As spring wore into summer, the trend inexplicably held. Spending growth on outpatient services, known as Part B, fell sharply.

“We thought, ‘Wow, what’s happening?’ ” Foster recalled in an interview. “Part B cost growth has slowed down so much, we’re seeing virtually the lowest rates ever.”

Budget analysts treat the news as a temporary aberration that is unlikely to brighten a bleak outlook dominated by this fact: An average of 10,000 baby boomers will turn 65 every day for the next 20 years, eventually doubling the program’s enrollment. Annual Medicare spending is projected to reach nearly $1 trillion by 2021, approaching a fifth of all federal outlays. If per-person costs return to the usual rate of growth — and history suggests they will — the program will rapidly become the biggest driver of the national debt.

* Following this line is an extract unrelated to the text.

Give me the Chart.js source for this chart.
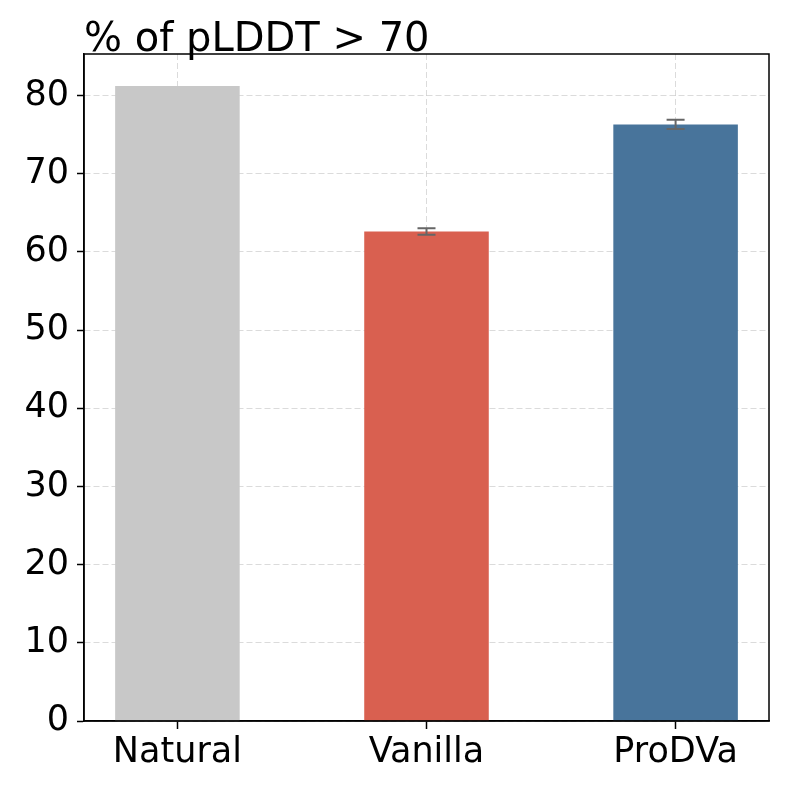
<!DOCTYPE html>
<html>
<head>
<meta charset="utf-8">
<script src="https://cdn.jsdelivr.net/npm/chart.js@4"></script>
<style>
  html, body { margin: 0; padding: 0; background: #fff; }
  canvas { display: block; }
</style>
</head>
<body>
<canvas id="chart" width="793" height="793"></canvas>
<script>
const categories = ['Natural', 'Vanilla', 'ProDVa'];
const values = [81.2, 62.6, 76.3];
const errors = [0, 0.4, 0.6];
const barColors = ['#c8c8c8', '#d96050', '#48749b'];
const yTicks = [0, 10, 20, 30, 40, 50, 60, 70, 80];
const titleText = '% of pLDDT > 70';

Chart.defaults.font.family = "'DejaVu Sans', sans-serif";
Chart.defaults.color = '#000';

const gridColor = 'rgba(170, 170, 170, 0.42)';

// error bars, title and the box around the plot area
const decorations = {
  id: 'decorations',
  afterDraw(chart) {
    const { ctx, chartArea, scales } = chart;
    ctx.save();

    ctx.strokeStyle = '#666';
    ctx.lineWidth = 2;
    values.forEach((v, i) => {
      if (!errors[i]) return;
      const x = scales.x.getPixelForValue(i);
      const top = scales.y.getPixelForValue(v + errors[i]);
      const bot = scales.y.getPixelForValue(v - errors[i]);
      ctx.beginPath();
      ctx.moveTo(x, top); ctx.lineTo(x, bot);
      ctx.moveTo(x - 9, top); ctx.lineTo(x + 9, top);
      ctx.moveTo(x - 9, bot); ctx.lineTo(x + 9, bot);
      ctx.stroke();
    });

    ctx.setLineDash([]);
    ctx.strokeStyle = '#000';
    ctx.lineWidth = 1.5;
    ctx.strokeRect(chartArea.left, chartArea.top,
      chartArea.right - chartArea.left, chartArea.bottom - chartArea.top);

    ctx.fillStyle = '#000';
    ctx.font = "40px 'DejaVu Sans'";
    ctx.textBaseline = 'alphabetic';
    ctx.textAlign = 'left';
    ctx.fillText(titleText, chartArea.left, chartArea.top - 3);
    ctx.restore();
  }
};

new Chart(document.getElementById('chart'), {
  type: 'bar',
  data: {
    datasets: [{
      data: values.map((v, i) => ({ x: i, y: v })),
      backgroundColor: barColors,
      borderWidth: 0,
      categoryPercentage: 0.5,
      barPercentage: 1.0
    }]
  },
  options: {
    responsive: false,
    animation: false,
    layout: { padding: { left: 0, right: 24, top: 54, bottom: 0 } },
    plugins: {
      legend: { display: false },
      tooltip: { enabled: false }
    },
    scales: {
      x: {
        type: 'linear',
        min: -0.375,
        max: 2.375,
        offset: false,
        z: 1,
        afterBuildTicks: scale => { scale.ticks = categories.map((c, i) => ({ value: i })); },
        afterFit: scale => { scale.height = 793 - 721; },
        ticks: {
          callback: v => categories[v],
          font: { size: 35 },
          padding: 3,
          maxRotation: 0
        },
        grid: {
          offset: false,
          color: gridColor,
          lineWidth: 1,
          tickColor: '#000',
          tickWidth: 1.5,
          tickLength: 8,
          tickBorderDash: []
        },
        border: { color: '#000', width: 1.5, dash: [6, 3] }
      },
      y: {
        min: 0,
        max: 85.3,
        z: 1,
        afterBuildTicks: scale => { scale.ticks = yTicks.map(v => ({ value: v })); },
        afterFit: scale => { scale.width = 84; },
        ticks: {
          font: { size: 35 },
          padding: 8
        },
        grid: {
          color: gridColor,
          lineWidth: 1,
          tickColor: '#000',
          tickWidth: 1.5,
          tickLength: 7,
          tickBorderDash: []
        },
        border: { color: '#000', width: 1.5, dash: [6, 3] }
      }
    }
  },
  plugins: [decorations]
});
</script>
</body>
</html>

But the drop serves to highlight an often-overlooked truth: Medicare spending per person is rising more slowly than spending in the private health sector. And, because of the cuts that were part of last year’s Affordable Care Act, it is expected to mirror overall growth in the economy for much of the next decade, staying well below targets set by Congress.

“Medicare is not out of control,” said Robert Berenson, vice chairman of the congressionally appointed Medicare Payment Advisory Commission, which studies the program’s finances. “This bloated and inefficient program is not bloated and inefficient.”

Instead, the immediate and inescapable problem is a demographic one: the enormous wave of baby boomers who started enrolling this year. That concern suggests different solutions, experts say, from those needed to cope with runaway costs.

The politically charged debate over Medicare tends to proceed, however, as though the solution lies entirely in squeezing more savings out of the program, a goal that budget experts say will be difficult to reach. Not only are the proposed remedies largely untested, but there is a fundamental ideological divide over which ones to pursue.

President Obama and congressional Republicans agree that reining in Medicare is critical to reducing deficit spending and, therefore, the government’s need to borrow. But most Republicans say the Affordable Care Act won’t work and have vowed to repeal it. Many favor ending Medicare as an open-ended benefit and limiting spending for each beneficiary. Private insurance companies would compete with traditional Medicare, with the hope that vying for clients would push down costs, as some say has happened in the Medicare prescription drug program.